Assuming that cougar hasn’t gotten us first.
Now let’s apply what we learned to our fundraising campaign story.
With our campaign stories, we hope to accomplish two goals:
- Donations to drive the solution to a specific problem
- Brand recognition and loyalty to aiding in future donations
Number 1 is simple. We need funds right now.
Number 2 is a bit more involved. Crowdfunding doesn’t have to JUST be a one-off means to fund an immediate need. Done well, it’s a way to generate a following of loyal advocates who will help you increase your donations over time. And you gain those loyal advocates (people familiar with and admirers of your brand) by appealing to their emotions. By triggering dopamine release in their brains. By making them feel something. Then, not only will they donate once, but they’ll follow along with the story as it grows.

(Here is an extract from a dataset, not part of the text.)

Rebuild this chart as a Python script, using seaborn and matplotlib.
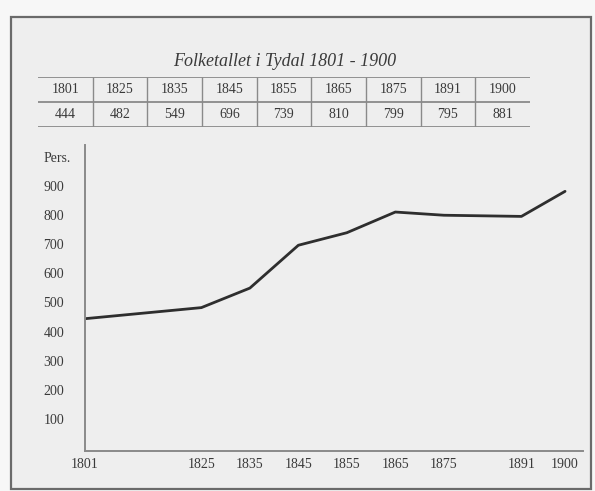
import matplotlib
matplotlib.use("Agg")
import matplotlib.pyplot as plt
import seaborn as sns
import pandas as pd
from matplotlib.patches import Rectangle

years = [1801, 1825, 1835, 1845, 1855, 1865, 1875, 1891, 1900]
population = [444, 482, 549, 696, 739, 810, 799, 795, 881]
title = "Folketallet i Tydal 1801 - 1900"
y_ticks = [100, 200, 300, 400, 500, 600, 700, 800, 900, 1000]
y_labels = ["100", "200", "300", "400", "500", "600", "700", "800", "900", "Pers."]

sns.set_theme(style="white")
plt.rcParams["font.family"] = ["Liberation Serif", "DejaVu Serif"]

W, H = 595, 491
fig = plt.figure(figsize=(W / 100, H / 100), dpi=100)
fig.patch.set_facecolor("#f7f7f7")

def fx(px):
    return px / W

def fy(py):
    return (H - py) / H

# background axes with the outer frame
bg = fig.add_axes([0, 0, 1, 1], zorder=-5)
bg.set_xlim(0, 1)
bg.set_ylim(0, 1)
bg.axis("off")
bg.add_patch(Rectangle((fx(11), fy(489)), fx(591) - fx(11), fy(17) - fy(489),
                       facecolor="#eeeeee", edgecolor="#6a6a6a", lw=1.6))

txt_color = "#3a3a3a"
line_gray = "#8a8a8a"

# title
bg.text(fx(285), fy(62), title, ha="center", va="center", fontsize=13,
        style="italic", color=txt_color)

# table
tax = fig.add_axes([fx(38), fy(127), fx(530) - fx(38), fy(77) - fy(127)])
tax.set_xlim(0, len(years))
tax.set_ylim(0, 2)
tax.axis("off")
tax.hlines([0, 1, 2], 0, len(years), color=line_gray, lw=1.3)
tax.vlines(range(1, len(years)), 0, 2, color=line_gray, lw=1.0)
for i, (yr, p) in enumerate(zip(years, population)):
    tax.text(i + 0.5, 1.5, str(yr), ha="center", va="center", fontsize=10, color=txt_color)
    tax.text(i + 0.5, 0.5, str(p), ha="center", va="center", fontsize=10, color=txt_color)

# main chart
ax = fig.add_axes([fx(85), fy(451), fx(583) - fx(85), fy(145) - fy(451)])
ax.set_facecolor("none")
df = pd.DataFrame({"year": years, "pop": population})
sns.lineplot(data=df, x="year", y="pop", ax=ax, color="#2e2e2e", lw=2.0)
ax.set_xlim(1801, 1903.7)
ax.set_ylim(-10, 1040)
ax.set_xticks(years)
ax.set_xticklabels([str(y) for y in years])
ax.set_yticks(y_ticks)
ax.set_yticklabels(y_labels)
ax.set_xlabel("")
ax.set_ylabel("")
for s in ["top", "right"]:
    ax.spines[s].set_visible(False)
for s in ["left", "bottom"]:
    ax.spines[s].set_color(line_gray)
    ax.spines[s].set_linewidth(1.4)
ax.tick_params(axis="both", length=0, labelsize=10, labelcolor=txt_color)
ax.tick_params(axis="x", pad=5)
ax.tick_params(axis="y", pad=30)
for lab in ax.get_yticklabels():
    lab.set_horizontalalignment("left")
ax.grid(False)

fig.savefig("out.png", dpi=100, facecolor=fig.get_facecolor())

And your story will grow. Whatever you write is just the beginning. The donations you seek will fund the solution to a problem you have recognized and communicated effectively in your story. If someone is interested enough to donate, they are interested in seeing how the story ends. You’ve encouraged them to imagine a world with your specific problem solved, and now they want to see it happen. Then they’ll bring their friends and family into the story, and look – you have just landed a few new loyal advocates.
So, to summarize: A good campaign story is an entertaining one which releases dopamine into our brains, making us feel emotionally connected to it (because, intuitively, we want to know what we would do when faced with that problem) and encouraging us to be part of it by donating and following along with it. Then, we share with our communities, who share with their communities, and all of a sudden… we have written a story that’s changed the world.